Outspoken Saudi Prince al-Waleed bin Talal bin Abdulaziz Al Saud has launched a pan-Arab satellite news channel to challenge leading networks broadcasting in the Middle East.
Al-Arab News Channel started broadcasting at 1300 GMT on Sunday, and its lead story was about Japanese freelance journalist, Kenji Goto, whom Daesh claimed in a video released late on Saturday to have decapitated.
The Bahrain-based broadcaster will be the latest player in the Arabic-language television market, and a rival for Qatar-subsidized al-Jazeera and Dubai-based al-Arabiya stations.
Criticisms have been leveled against both al-Jazeera and al-Arabiya news networks for spreading their owners' political views, mainly during the 2011 wave of the Arab Awakening which swept through the Middle East and North Africa, and toppled autocratic rulers, such as Egypt’s Hosni Mubarak and Libyan dictator, Muammar Gaddafi.
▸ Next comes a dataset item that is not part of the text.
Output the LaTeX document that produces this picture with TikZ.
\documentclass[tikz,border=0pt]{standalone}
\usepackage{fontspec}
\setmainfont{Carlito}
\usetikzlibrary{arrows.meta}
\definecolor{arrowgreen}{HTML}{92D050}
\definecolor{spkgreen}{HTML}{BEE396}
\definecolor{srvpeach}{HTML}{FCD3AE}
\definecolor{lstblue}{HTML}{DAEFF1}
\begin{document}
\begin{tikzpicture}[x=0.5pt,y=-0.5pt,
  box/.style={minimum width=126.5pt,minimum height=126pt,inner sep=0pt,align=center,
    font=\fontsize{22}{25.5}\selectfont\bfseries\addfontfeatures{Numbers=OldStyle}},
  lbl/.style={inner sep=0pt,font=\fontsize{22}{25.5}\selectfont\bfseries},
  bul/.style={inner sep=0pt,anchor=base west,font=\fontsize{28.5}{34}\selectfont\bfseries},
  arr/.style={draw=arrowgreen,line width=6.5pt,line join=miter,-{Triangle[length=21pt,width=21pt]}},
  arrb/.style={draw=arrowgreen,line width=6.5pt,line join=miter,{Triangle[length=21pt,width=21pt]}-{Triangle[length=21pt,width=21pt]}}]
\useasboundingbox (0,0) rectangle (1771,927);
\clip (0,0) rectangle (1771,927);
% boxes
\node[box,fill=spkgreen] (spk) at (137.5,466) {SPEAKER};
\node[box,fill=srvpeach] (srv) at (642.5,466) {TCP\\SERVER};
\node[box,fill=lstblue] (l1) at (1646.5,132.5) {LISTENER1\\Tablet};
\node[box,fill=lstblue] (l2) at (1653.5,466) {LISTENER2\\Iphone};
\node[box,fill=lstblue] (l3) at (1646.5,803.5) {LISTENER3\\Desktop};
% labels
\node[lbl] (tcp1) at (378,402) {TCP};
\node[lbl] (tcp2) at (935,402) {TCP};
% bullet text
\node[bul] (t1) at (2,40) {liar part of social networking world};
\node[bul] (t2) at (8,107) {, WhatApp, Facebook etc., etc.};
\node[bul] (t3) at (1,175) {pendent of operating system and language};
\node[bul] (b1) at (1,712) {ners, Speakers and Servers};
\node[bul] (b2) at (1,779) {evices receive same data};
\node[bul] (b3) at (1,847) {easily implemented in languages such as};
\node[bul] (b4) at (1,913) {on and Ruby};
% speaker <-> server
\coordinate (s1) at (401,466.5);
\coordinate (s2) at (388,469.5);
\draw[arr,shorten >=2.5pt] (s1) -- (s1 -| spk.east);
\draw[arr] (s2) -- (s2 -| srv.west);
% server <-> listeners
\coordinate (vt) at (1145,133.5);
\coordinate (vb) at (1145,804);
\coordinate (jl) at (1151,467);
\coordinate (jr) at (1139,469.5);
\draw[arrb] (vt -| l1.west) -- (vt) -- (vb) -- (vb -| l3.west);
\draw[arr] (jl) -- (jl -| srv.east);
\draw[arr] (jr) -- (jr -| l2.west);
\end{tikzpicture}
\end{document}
Al-Jazeera, established 19 years ago, drew Cairo’s ire over its coverage of public protests in the aftermath of the ouster of Egypt's first democratically-elected president, Mohamed Morsi, on July 3, 2013.
Al-Arabiya, which took to the air in 2003 and is owned by Sheikh Waleed al-Ibrahim, a brother-in-law of Saudi Arabia's late King Fahd, was also accused of following the Riyadh government’s diktats.
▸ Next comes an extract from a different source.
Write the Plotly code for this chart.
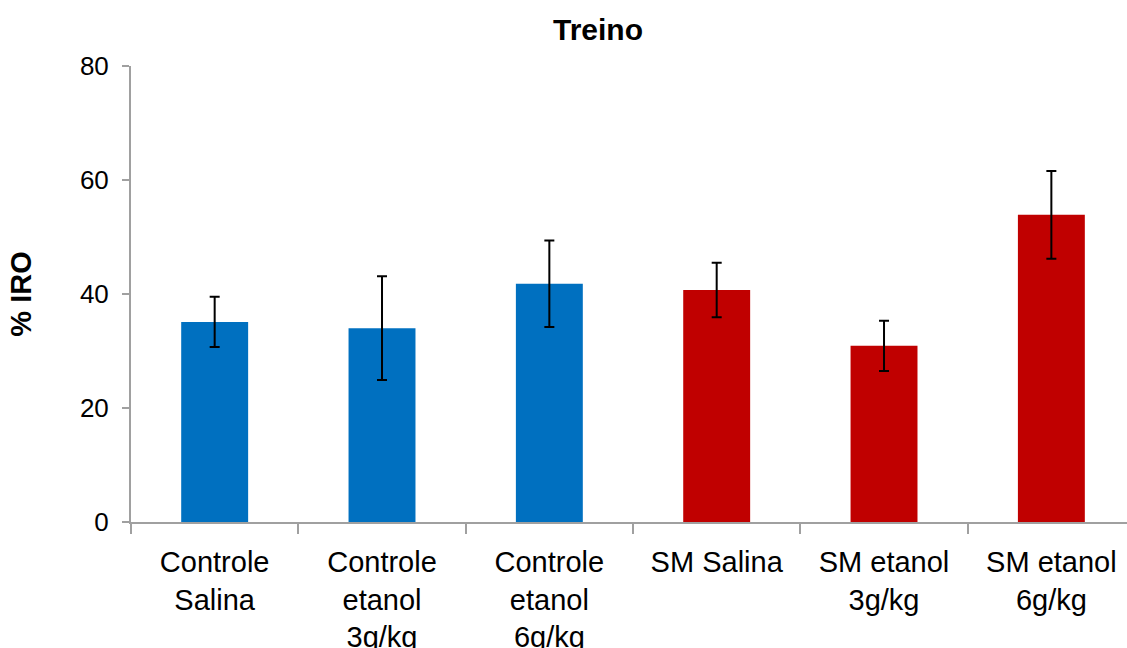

The news channel will have about 280 staff, including correspondents in 30 countries.
The 59-year-old Saudi business magnate and investor has complained about rampant and crouching corruption in state organizations in his country.
He has questioned Riyadh’s heavy-handed crackdown on anti-regime protests while supporting the militancy in Syria.